#### Data provided:
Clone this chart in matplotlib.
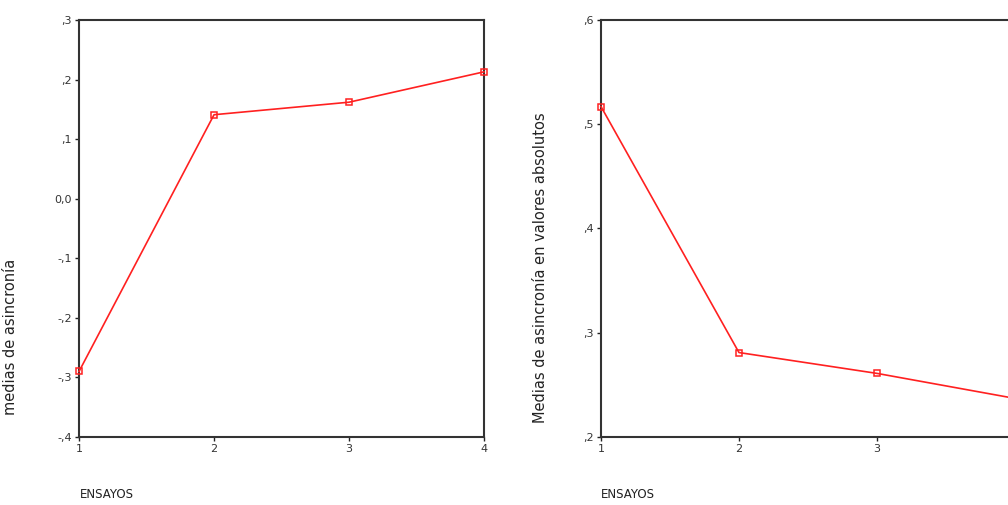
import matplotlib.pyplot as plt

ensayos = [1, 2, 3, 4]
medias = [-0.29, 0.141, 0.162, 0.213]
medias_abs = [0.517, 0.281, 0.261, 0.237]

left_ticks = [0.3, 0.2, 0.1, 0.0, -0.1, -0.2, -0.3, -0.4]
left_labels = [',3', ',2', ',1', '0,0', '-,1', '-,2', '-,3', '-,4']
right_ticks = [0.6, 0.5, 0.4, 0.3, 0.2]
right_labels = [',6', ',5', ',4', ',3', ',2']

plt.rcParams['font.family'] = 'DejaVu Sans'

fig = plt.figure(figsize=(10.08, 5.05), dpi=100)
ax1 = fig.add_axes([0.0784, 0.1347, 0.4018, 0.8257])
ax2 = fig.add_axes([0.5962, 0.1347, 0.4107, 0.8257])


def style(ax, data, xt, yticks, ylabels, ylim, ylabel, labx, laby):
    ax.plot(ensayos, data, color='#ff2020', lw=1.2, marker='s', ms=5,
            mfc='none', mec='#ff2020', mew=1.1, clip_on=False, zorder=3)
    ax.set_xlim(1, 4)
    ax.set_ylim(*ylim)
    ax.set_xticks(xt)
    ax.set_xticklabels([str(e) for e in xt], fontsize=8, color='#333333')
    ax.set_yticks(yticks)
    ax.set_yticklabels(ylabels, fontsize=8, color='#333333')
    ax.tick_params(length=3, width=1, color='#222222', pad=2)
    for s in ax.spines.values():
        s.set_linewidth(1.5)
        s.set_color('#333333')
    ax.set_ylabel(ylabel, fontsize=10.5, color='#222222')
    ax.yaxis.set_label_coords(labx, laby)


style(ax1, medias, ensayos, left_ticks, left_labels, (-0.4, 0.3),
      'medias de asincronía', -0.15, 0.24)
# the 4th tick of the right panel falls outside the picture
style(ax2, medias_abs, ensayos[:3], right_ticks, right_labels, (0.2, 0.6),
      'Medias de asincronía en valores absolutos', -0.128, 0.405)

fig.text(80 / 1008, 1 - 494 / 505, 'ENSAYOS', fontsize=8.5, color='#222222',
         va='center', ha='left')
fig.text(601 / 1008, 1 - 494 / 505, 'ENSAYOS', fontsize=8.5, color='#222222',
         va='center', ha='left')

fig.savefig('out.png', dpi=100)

#### Task details:
Strip out the pictures and quote the remaining data word for word.

#### Response for this exercise:
Clone this chart in matplotlib.
import matplotlib.pyplot as plt

ensayos = [1, 2, 3, 4]
medias = [-0.29, 0.141, 0.162, 0.213]
medias_abs = [0.517, 0.281, 0.261, 0.237]

left_ticks = [0.3, 0.2, 0.1, 0.0, -0.1, -0.2, -0.3, -0.4]
left_labels = [',3', ',2', ',1', '0,0', '-,1', '-,2', '-,3', '-,4']
right_ticks = [0.6, 0.5, 0.4, 0.3, 0.2]
right_labels = [',6', ',5', ',4', ',3', ',2']

plt.rcParams['font.family'] = 'DejaVu Sans'

fig = plt.figure(figsize=(10.08, 5.05), dpi=100)
ax1 = fig.add_axes([0.0784, 0.1347, 0.4018, 0.8257])
ax2 = fig.add_axes([0.5962, 0.1347, 0.4107, 0.8257])


def style(ax, data, xt, yticks, ylabels, ylim, ylabel, labx, laby):
    ax.plot(ensayos, data, color='#ff2020', lw=1.2, marker='s', ms=5,
            mfc='none', mec='#ff2020', mew=1.1, clip_on=False, zorder=3)
    ax.set_xlim(1, 4)
    ax.set_ylim(*ylim)
    ax.set_xticks(xt)
    ax.set_xticklabels([str(e) for e in xt], fontsize=8, color='#333333')
    ax.set_yticks(yticks)
    ax.set_yticklabels(ylabels, fontsize=8, color='#333333')
    ax.tick_params(length=3, width=1, color='#222222', pad=2)
    for s in ax.spines.values():
        s.set_linewidth(1.5)
        s.set_color('#333333')
    ax.set_ylabel(ylabel, fontsize=10.5, color='#222222')
    ax.yaxis.set_label_coords(labx, laby)


style(ax1, medias, ensayos, left_ticks, left_labels, (-0.4, 0.3),
      'medias de asincronía', -0.15, 0.24)
# the 4th tick of the right panel falls outside the picture
style(ax2, medias_abs, ensayos[:3], right_ticks, right_labels, (0.2, 0.6),
      'Medias de asincronía en valores absolutos', -0.128, 0.405)

fig.text(80 / 1008, 1 - 494 / 505, 'ENSAYOS', fontsize=8.5, color='#222222',
         va='center', ha='left')
fig.text(601 / 1008, 1 - 494 / 505, 'ENSAYOS', fontsize=8.5, color='#222222',
         va='center', ha='left')

fig.savefig('out.png', dpi=100)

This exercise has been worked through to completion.